Individuare una “rotellina” inceppata nella mente della persona cosiddetta normale che compie un parricidio è un’operazione che rischia di essere riduttiva se non ingenua o persino fuorviante. Come dicevo prima, spesso l’individuo che apparentemente ha un buon adattamento sociale può nascondere difficoltà importanti nella gestione dell’emotività propria o altrui e queste si traducono in un atto freddo, premeditato che serve a raggiungere lo scopo che l’individuo in quel momento giudica rilevante, più rilevante della vita di un suo familiare. Il processo che porta l’individuo a compiere l’azione rispecchia la logica di un processo finalizzato a realizzare uno scopo di dominio o persino di onnipotenza che culmina nell’omicidio della persona cara o del genitore.

Dopo che il parricida si è reso conto di quanto ha compiuto, una volta terminata la condanna, qual è la condizione psicologica con cui si ritrova a condividere la quotidianità? E’ in grado di ripetere ancora quel gesto atroce?
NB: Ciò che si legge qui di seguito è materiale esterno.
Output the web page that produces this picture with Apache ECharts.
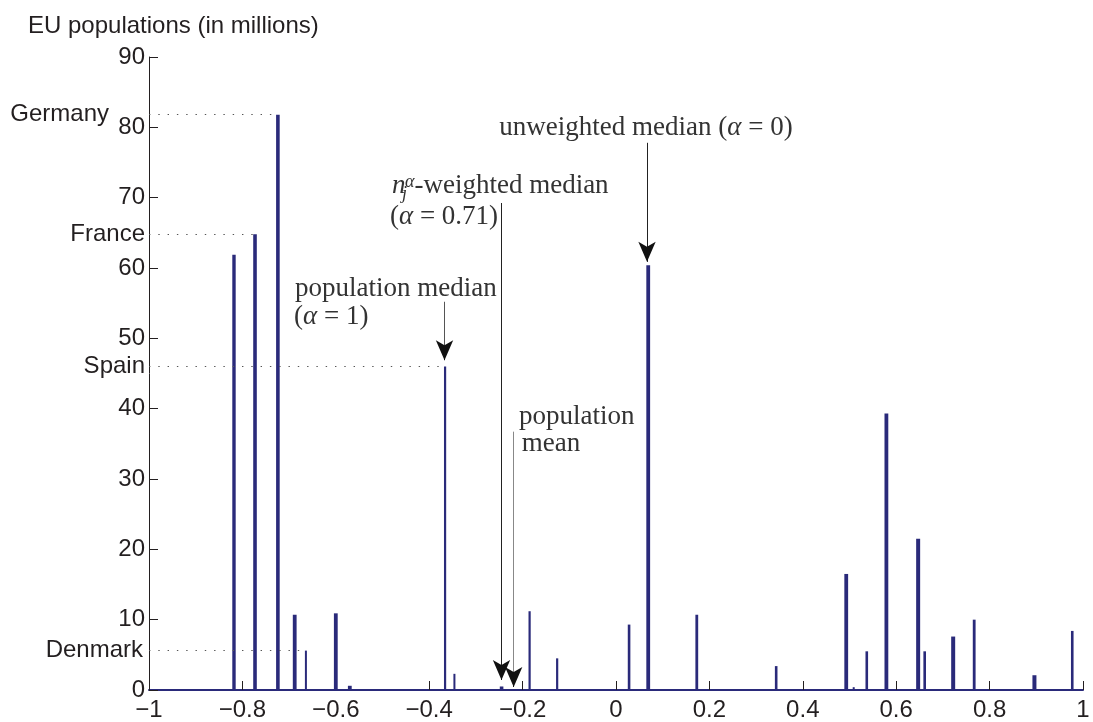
<!DOCTYPE html>
<html><head><meta charset="utf-8">
<script src="https://cdn.jsdelivr.net/npm/echarts@6/dist/echarts.min.js"></script>
<style>html,body{margin:0;padding:0;background:#fff}#c{width:1093px;height:722px}</style>
</head><body><div id="c"></div>
<script>
// ---- data ----
const barPositions   = [-0.818, -0.773, -0.724, -0.688, -0.664, -0.600, -0.570, -0.366, -0.346, -0.245, -0.185, -0.126,
                         0.028, 0.069, 0.173, 0.343, 0.493, 0.509, 0.537, 0.579, 0.647, 0.661, 0.722, 0.767, 0.896, 0.977];
const barPopulations = [61.9, 64.8, 81.8, 10.7, 5.6, 10.9, 0.6, 46.0, 2.3, 0.5, 11.2, 4.5,
                         9.3, 60.4, 10.7, 3.4, 16.5, 0.4, 5.5, 39.3, 21.5, 5.5, 7.6, 10.0, 2.1, 8.4];
const namedCountries = ['Germany', 'France', 'Spain', 'Denmark'];
const namedBarIndex  = [2, 1, 7, 4];
const xTickValues = [-1, -0.8, -0.6, -0.4, -0.2, 0, 0.2, 0.4, 0.6, 0.8, 1];
const yTickValues = [0, 10, 20, 30, 40, 50, 60, 70, 80, 90];

// ---- styling (kept apart from the data) ----
const barWidthPx = [3.4,3.6,3.6,3.8,2,3.8,3.8,2.2,2,3.6,2.2,2.2,2.6,3.8,2.8,2.6,3.8,2,2.6,3.8,4,2.6,4,2.8,4,2.6];
const NAVY = '#2a2a7a';
const INK = '#231f20';
const SANS = 'Liberation Sans, Arial, sans-serif';
const SERIF = 'Liberation Serif, Times New Roman, serif';
const ANN = '#333333';
const FS = 27;
const FS_SMALL = 18;

const chart = echarts.init(document.getElementById('c'), null, {renderer: 'canvas'});

function fmtX(v) {
  const s = String(+Math.abs(v).toFixed(1));
  return v < 0 ? '\u2212' + s : s;
}

function txt(coord, formatter, opts) {
  opts = opts || {};
  return {
    coord: coord, symbol: 'circle', symbolSize: 0,
    itemStyle: {color: 'transparent'},
    label: Object.assign({
      show: true, position: 'inside', formatter: formatter,
      align: 'left', verticalAlign: 'middle',
      fontFamily: SERIF, fontSize: FS, color: ANN,
      rich: {i: {fontStyle: 'italic', fontFamily: SERIF, fontSize: FS, color: ANN}}
    }, opts)
  };
}

// an annotation line (no head) plus a short black segment carrying the arrowhead
function arrow(x, yFrom, yTip, lineColor) {
  return [
    [{coord: [x, yFrom], lineStyle: {color: lineColor, width: 1, type: 'solid'}},
     {coord: [x, yTip]}],
    [{coord: [x, yTip + 2], lineStyle: {color: '#111', width: 1, type: 'solid'}},
     {coord: [x, yTip], symbol: 'arrow', symbolSize: [13, 20]}]
  ];
}

const countryLines = namedCountries.map((name, k) => {
  const i = namedBarIndex[k];
  return [
    {coord: [-1, barPopulations[i]],
     lineStyle: {color: '#555', width: 1.2, type: [1.4, 7.9]},
     label: {show: true, position: 'start', formatter: name, distance: k === 0 ? 40 : (k === 3 ? 6 : 4),
             fontFamily: SANS, fontSize: 24, color: INK}},
    {coord: [barPositions[i] - 0.004, barPopulations[i]]}
  ];
});

const smallItalic = {rich: {s: {fontStyle: 'italic', fontFamily: SERIF, fontSize: FS_SMALL, color: ANN}}};

const option = {
  animation: false,
  backgroundColor: '#ffffff',
  title: {
    text: 'EU populations (in millions)', left: 28, top: 14, padding: 0,
    textStyle: {fontFamily: SANS, fontSize: 24, fontWeight: 'normal', color: INK}
  },
  grid: {left: 149, right: 10, top: 57, bottom: 32, containLabel: false},
  xAxis: {
    type: 'value', min: -1, max: 1, interval: 0.2,
    axisLine: {show: true, onZero: false, lineStyle: {color: NAVY, width: 2}},
    axisTick: {show: true, inside: true, length: 9, lineStyle: {color: INK, width: 1}},
    axisLabel: {margin: 8, fontFamily: SANS, fontSize: 24, color: INK, formatter: fmtX,
                showMinLabel: true, showMaxLabel: true},
    splitLine: {show: false}
  },
  yAxis: {
    type: 'value', min: 0, max: 90, interval: 10,
    axisLine: {show: true, onZero: false, lineStyle: {color: INK, width: 1}},
    axisTick: {show: true, inside: true, length: 9, lineStyle: {color: INK, width: 1}},
    axisLabel: {margin: 4, fontFamily: SANS, fontSize: 24, color: INK,
                formatter: v => yTickValues.indexOf(v) >= 0 ? String(v) : ''},
    splitLine: {show: false}
  },
  series: [{
    type: 'custom',
    clip: false,
    data: barPositions.map((x, i) => [x, barPopulations[i]]),
    encode: {x: 0, y: 1},
    renderItem: function (params, api) {
      const i = params.dataIndex;
      const top = api.coord([api.value(0), api.value(1)]);
      const base = api.coord([api.value(0), 0]);
      const w = barWidthPx[i];
      return {type: 'rect', shape: {x: top[0] - w / 2, y: top[1], width: w, height: base[1] - top[1]},
              style: {fill: NAVY}};
    },
    markLine: {
      silent: true, animation: false,
      symbol: ['none', 'none'],
      label: {show: false},
      emphasis: {disabled: true},
      data: [].concat(
        countryLines,
        arrow(0.0664, 77.8, 60.9, '#222'),
        arrow(-0.3672, 55.2, 46.9, '#555'),
        arrow(-0.2452, 69.24, 1.42, '#222'),
        arrow(-0.2191, 36.73, 0.43, '#888')
      )
    },
    markPoint: {
      silent: true, animation: false,
      data: [
        txt([0.0642, 79.92], 'unweighted median ({i|α} = 0)', {align: 'center'}),
        txt([-0.4797, 71.67], '{i|n}'),
        txt([-0.4520, 72.25], '{s|α}', smallItalic),
        txt([-0.4582, 70.54], '{s|j}', smallItalic),
        txt([-0.4316, 71.67], '-weighted median'),
        txt([-0.4840, 67.27], '({i|α} = 0.71)'),
        txt([-0.6874, 57.03], 'population median'),
        txt([-0.6895, 53.05], '({i|α} = 1)'),
        txt([-0.2077, 38.83], 'population'),
        txt([-0.2019, 34.95], 'mean')
      ]
    }
  }]
};

chart.setOption(option);
</script>
</body></html>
Quando non vi sia una patologia conclamata dove l’esame di realtà è alterato, è possibile che il parricida sperimenti emozioni morali collegate al senso di colpa o vergogna per l’azione commessa, al rimpianto fino ad una reazione depressiva legata al lutto e alla perdita. Tuttavia, nel caso di severi disturbi della personalità, l’elaborazione del vissuto potrebbe avvenire “a freddo”, nel senso che l’individuo si concentra più sulle implicazioni cognitive che emotive dell’atto compiuto e sulle conseguenze che l’atto avrà sul piano sociale o giuridico (es., rapporti con la famiglia, rapporti con la giustizia, nuova organizzazione della vita personale, lavorativa, affettiva dopo la reclusione ecc.). Ragionare sul rischio di recidiva spetta alle istituzioni penitenziarie e rieducative preposte all’analisi scientifica della personalità del recluso, considerati i fattori di rischio personale, sociale, relazionale e ambientale che, a seconda dei casi, riguardano ogni autore di reato.